»»
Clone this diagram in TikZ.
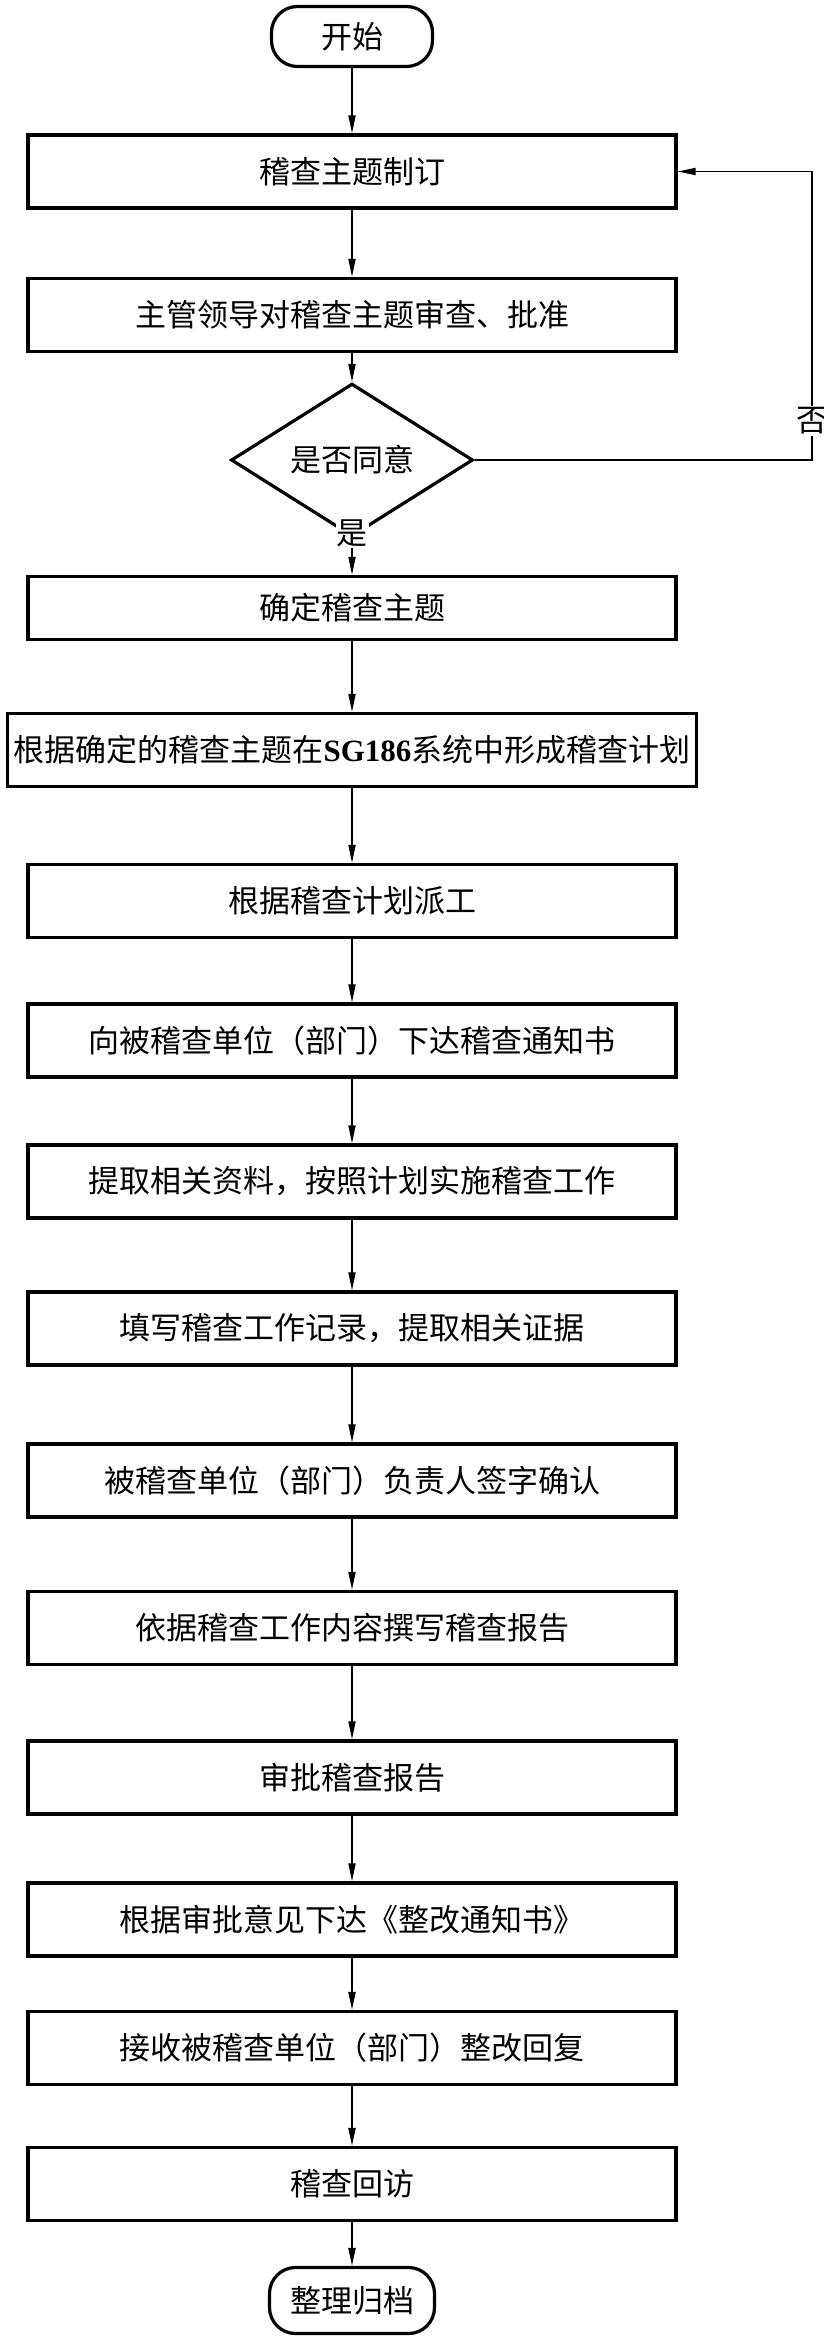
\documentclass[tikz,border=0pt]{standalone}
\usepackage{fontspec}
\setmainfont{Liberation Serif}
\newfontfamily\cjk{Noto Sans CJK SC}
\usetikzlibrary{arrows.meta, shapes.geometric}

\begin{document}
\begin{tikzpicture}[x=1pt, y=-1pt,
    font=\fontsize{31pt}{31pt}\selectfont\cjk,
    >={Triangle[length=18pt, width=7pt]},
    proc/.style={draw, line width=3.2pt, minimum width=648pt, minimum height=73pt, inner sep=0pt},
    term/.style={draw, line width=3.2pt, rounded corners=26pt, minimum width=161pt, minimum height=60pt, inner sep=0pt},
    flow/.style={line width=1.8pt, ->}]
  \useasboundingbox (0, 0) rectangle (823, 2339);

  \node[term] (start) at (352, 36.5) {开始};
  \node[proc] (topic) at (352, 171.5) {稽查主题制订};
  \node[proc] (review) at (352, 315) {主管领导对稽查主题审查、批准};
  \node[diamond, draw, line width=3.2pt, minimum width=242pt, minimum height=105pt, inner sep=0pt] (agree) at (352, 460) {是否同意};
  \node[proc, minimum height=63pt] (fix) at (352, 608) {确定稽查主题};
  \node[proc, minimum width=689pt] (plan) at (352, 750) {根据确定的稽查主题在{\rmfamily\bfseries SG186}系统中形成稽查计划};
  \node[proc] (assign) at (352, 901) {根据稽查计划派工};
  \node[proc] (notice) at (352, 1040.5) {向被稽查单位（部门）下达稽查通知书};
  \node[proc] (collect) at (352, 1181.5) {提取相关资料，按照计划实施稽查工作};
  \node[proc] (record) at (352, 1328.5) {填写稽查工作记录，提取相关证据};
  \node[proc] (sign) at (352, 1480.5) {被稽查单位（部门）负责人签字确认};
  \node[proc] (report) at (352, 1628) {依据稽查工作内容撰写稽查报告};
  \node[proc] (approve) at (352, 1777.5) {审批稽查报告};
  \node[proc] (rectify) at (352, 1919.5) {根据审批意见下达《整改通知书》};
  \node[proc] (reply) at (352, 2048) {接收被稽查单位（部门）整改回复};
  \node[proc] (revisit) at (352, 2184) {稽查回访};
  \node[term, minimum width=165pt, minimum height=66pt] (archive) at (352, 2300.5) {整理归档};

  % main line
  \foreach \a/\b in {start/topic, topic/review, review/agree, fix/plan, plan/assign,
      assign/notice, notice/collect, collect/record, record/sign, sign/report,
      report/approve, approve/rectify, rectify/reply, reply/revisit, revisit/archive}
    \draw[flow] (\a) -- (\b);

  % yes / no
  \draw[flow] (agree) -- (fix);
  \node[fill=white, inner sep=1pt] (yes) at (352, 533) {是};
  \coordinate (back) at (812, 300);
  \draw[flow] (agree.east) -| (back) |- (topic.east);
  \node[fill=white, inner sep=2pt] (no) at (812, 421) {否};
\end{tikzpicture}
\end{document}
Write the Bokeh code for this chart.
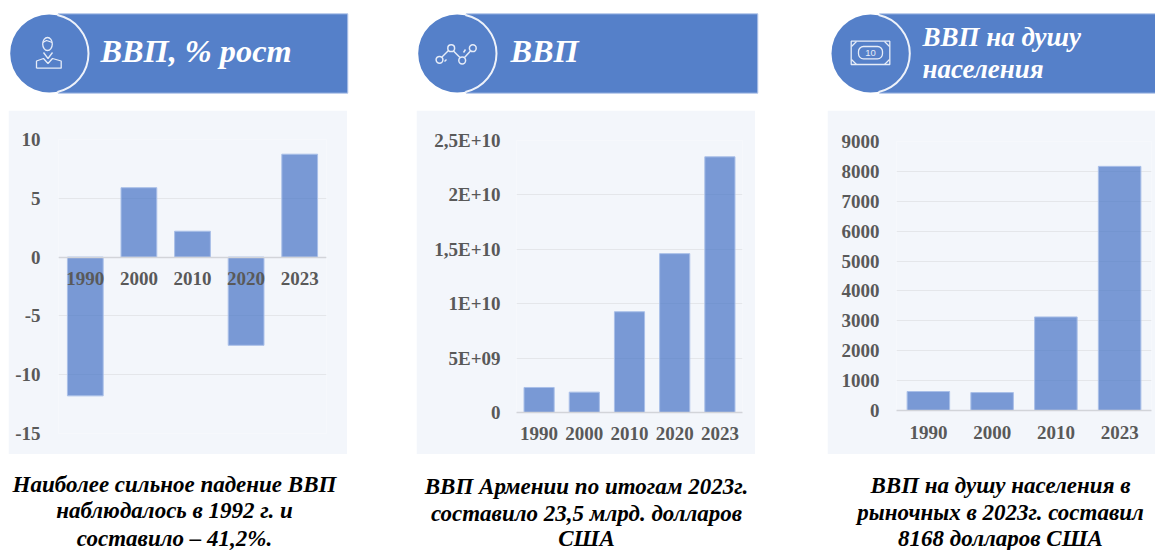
««
=== Written exercise ===
Exactly as written, return every line of the listing, but not the pictures.

=== Response to the task ===
Clone this diagram in TikZ.
\documentclass[tikz,border=0pt]{standalone}
\usepackage{fontspec}
\setmainfont{Liberation Serif}
\newfontfamily\cjk{Noto Sans CJK SC}
\usetikzlibrary{arrows.meta, shapes.geometric}

\begin{document}
\begin{tikzpicture}[x=1pt, y=-1pt,
    font=\fontsize{31pt}{31pt}\selectfont\cjk,
    >={Triangle[length=18pt, width=7pt]},
    proc/.style={draw, line width=3.2pt, minimum width=648pt, minimum height=73pt, inner sep=0pt},
    term/.style={draw, line width=3.2pt, rounded corners=26pt, minimum width=161pt, minimum height=60pt, inner sep=0pt},
    flow/.style={line width=1.8pt, ->}]
  \useasboundingbox (0, 0) rectangle (823, 2339);

  \node[term] (start) at (352, 36.5) {开始};
  \node[proc] (topic) at (352, 171.5) {稽查主题制订};
  \node[proc] (review) at (352, 315) {主管领导对稽查主题审查、批准};
  \node[diamond, draw, line width=3.2pt, minimum width=242pt, minimum height=105pt, inner sep=0pt] (agree) at (352, 460) {是否同意};
  \node[proc, minimum height=63pt] (fix) at (352, 608) {确定稽查主题};
  \node[proc, minimum width=689pt] (plan) at (352, 750) {根据确定的稽查主题在{\rmfamily\bfseries SG186}系统中形成稽查计划};
  \node[proc] (assign) at (352, 901) {根据稽查计划派工};
  \node[proc] (notice) at (352, 1040.5) {向被稽查单位（部门）下达稽查通知书};
  \node[proc] (collect) at (352, 1181.5) {提取相关资料，按照计划实施稽查工作};
  \node[proc] (record) at (352, 1328.5) {填写稽查工作记录，提取相关证据};
  \node[proc] (sign) at (352, 1480.5) {被稽查单位（部门）负责人签字确认};
  \node[proc] (report) at (352, 1628) {依据稽查工作内容撰写稽查报告};
  \node[proc] (approve) at (352, 1777.5) {审批稽查报告};
  \node[proc] (rectify) at (352, 1919.5) {根据审批意见下达《整改通知书》};
  \node[proc] (reply) at (352, 2048) {接收被稽查单位（部门）整改回复};
  \node[proc] (revisit) at (352, 2184) {稽查回访};
  \node[term, minimum width=165pt, minimum height=66pt] (archive) at (352, 2300.5) {整理归档};

  % main line
  \foreach \a/\b in {start/topic, topic/review, review/agree, fix/plan, plan/assign,
      assign/notice, notice/collect, collect/record, record/sign, sign/report,
      report/approve, approve/rectify, rectify/reply, reply/revisit, revisit/archive}
    \draw[flow] (\a) -- (\b);

  % yes / no
  \draw[flow] (agree) -- (fix);
  \node[fill=white, inner sep=1pt] (yes) at (352, 533) {是};
  \coordinate (back) at (812, 300);
  \draw[flow] (agree.east) -| (back) |- (topic.east);
  \node[fill=white, inner sep=2pt] (no) at (812, 421) {否};
\end{tikzpicture}
\end{document}
Write the Bokeh code for this chart.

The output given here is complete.